Problem - Tell how many lines carry the word "Reproduce"; the reply is the number and nothing else.

# Dataset records start

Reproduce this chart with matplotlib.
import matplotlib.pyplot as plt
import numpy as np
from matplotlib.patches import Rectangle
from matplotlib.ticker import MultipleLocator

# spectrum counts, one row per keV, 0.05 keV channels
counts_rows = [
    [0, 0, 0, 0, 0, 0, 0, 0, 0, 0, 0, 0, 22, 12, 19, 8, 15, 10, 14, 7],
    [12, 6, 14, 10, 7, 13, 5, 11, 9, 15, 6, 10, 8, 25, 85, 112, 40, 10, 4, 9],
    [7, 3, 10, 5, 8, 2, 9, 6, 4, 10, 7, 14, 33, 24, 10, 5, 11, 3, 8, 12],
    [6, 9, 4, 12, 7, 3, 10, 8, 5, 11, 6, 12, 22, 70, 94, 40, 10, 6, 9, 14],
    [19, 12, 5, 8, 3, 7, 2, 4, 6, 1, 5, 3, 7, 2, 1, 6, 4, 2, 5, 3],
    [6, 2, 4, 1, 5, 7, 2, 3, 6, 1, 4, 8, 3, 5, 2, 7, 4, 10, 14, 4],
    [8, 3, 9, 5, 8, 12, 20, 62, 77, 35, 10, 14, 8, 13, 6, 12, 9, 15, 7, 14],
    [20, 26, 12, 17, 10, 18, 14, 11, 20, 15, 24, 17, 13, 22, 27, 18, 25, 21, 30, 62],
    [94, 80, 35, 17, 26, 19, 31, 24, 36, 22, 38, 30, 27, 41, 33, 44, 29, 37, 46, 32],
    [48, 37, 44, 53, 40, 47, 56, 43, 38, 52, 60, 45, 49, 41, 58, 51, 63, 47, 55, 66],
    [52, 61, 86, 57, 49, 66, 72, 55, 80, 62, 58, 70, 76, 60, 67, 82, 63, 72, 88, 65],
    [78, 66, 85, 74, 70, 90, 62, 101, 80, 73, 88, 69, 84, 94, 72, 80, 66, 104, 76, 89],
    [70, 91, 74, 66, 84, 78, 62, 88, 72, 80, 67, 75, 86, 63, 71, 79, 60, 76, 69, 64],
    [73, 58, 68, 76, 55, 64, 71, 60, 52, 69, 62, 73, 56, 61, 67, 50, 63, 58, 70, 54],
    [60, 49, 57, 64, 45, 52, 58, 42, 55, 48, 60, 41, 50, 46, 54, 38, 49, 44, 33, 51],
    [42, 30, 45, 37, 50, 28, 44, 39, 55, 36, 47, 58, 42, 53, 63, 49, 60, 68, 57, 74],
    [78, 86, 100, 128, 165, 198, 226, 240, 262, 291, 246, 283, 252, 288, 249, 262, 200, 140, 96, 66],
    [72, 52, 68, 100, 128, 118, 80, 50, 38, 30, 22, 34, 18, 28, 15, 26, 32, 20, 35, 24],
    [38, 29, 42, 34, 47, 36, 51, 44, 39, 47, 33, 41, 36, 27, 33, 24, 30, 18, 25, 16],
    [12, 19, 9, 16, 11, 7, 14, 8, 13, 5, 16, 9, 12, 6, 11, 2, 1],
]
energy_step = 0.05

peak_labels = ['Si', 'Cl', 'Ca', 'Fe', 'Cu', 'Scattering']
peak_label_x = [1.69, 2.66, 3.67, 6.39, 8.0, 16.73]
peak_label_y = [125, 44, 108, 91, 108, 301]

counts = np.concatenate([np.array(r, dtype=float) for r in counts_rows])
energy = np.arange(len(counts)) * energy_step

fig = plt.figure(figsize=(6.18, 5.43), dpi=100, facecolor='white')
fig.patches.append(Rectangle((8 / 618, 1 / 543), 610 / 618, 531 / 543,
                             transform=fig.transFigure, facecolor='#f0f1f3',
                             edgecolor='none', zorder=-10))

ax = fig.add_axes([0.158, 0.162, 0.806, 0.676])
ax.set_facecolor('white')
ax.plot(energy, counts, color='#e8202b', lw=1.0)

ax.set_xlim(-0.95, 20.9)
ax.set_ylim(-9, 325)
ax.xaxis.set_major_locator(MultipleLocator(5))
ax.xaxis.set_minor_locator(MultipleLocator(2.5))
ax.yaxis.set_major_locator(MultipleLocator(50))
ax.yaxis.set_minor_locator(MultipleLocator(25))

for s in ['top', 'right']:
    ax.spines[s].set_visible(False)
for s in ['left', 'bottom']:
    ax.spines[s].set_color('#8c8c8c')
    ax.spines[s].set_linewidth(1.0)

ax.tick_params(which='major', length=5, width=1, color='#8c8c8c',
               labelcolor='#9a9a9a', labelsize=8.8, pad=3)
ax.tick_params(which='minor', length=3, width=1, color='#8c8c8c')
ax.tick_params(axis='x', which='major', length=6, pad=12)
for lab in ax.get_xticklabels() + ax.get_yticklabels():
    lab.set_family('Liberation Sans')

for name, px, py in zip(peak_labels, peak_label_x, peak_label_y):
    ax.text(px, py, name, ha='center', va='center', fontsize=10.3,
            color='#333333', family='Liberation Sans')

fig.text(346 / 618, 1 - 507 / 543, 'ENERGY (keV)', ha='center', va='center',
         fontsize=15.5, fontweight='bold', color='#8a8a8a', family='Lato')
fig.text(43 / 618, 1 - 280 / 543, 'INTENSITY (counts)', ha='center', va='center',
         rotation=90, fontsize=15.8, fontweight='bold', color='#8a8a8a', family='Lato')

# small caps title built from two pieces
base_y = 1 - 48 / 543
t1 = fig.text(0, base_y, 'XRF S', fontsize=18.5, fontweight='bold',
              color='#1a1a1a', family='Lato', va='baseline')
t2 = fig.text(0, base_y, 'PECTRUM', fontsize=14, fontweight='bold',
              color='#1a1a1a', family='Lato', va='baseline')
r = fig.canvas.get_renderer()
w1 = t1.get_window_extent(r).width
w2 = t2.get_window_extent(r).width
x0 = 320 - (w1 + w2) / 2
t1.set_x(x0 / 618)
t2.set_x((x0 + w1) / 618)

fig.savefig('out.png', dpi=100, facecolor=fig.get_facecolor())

# Dataset records end
# Dataset records start

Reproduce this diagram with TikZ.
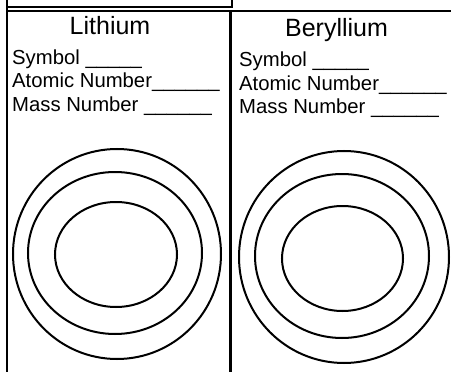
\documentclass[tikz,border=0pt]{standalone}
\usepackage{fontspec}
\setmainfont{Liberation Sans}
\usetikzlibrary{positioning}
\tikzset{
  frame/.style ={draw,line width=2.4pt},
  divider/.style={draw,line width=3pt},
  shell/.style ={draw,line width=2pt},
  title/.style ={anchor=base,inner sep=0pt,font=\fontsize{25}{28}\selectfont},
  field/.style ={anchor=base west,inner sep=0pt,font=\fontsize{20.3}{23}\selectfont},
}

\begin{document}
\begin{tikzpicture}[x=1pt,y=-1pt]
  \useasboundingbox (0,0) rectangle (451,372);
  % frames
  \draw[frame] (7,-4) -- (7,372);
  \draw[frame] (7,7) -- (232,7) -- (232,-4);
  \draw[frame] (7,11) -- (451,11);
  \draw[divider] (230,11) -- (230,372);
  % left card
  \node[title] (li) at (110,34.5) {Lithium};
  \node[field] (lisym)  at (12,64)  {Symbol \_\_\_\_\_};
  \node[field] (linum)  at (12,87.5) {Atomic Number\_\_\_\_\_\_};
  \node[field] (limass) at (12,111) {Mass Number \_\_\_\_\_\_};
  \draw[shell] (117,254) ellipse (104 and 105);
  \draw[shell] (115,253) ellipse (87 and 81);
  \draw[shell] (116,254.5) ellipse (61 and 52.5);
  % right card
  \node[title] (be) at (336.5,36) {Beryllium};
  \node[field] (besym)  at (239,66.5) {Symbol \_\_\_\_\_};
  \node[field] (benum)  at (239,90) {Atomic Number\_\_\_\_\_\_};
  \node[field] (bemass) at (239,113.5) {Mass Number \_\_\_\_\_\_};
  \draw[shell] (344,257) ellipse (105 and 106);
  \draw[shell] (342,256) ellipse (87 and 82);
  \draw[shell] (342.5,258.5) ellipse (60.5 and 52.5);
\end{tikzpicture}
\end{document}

# Dataset records end

Exercise answer - 2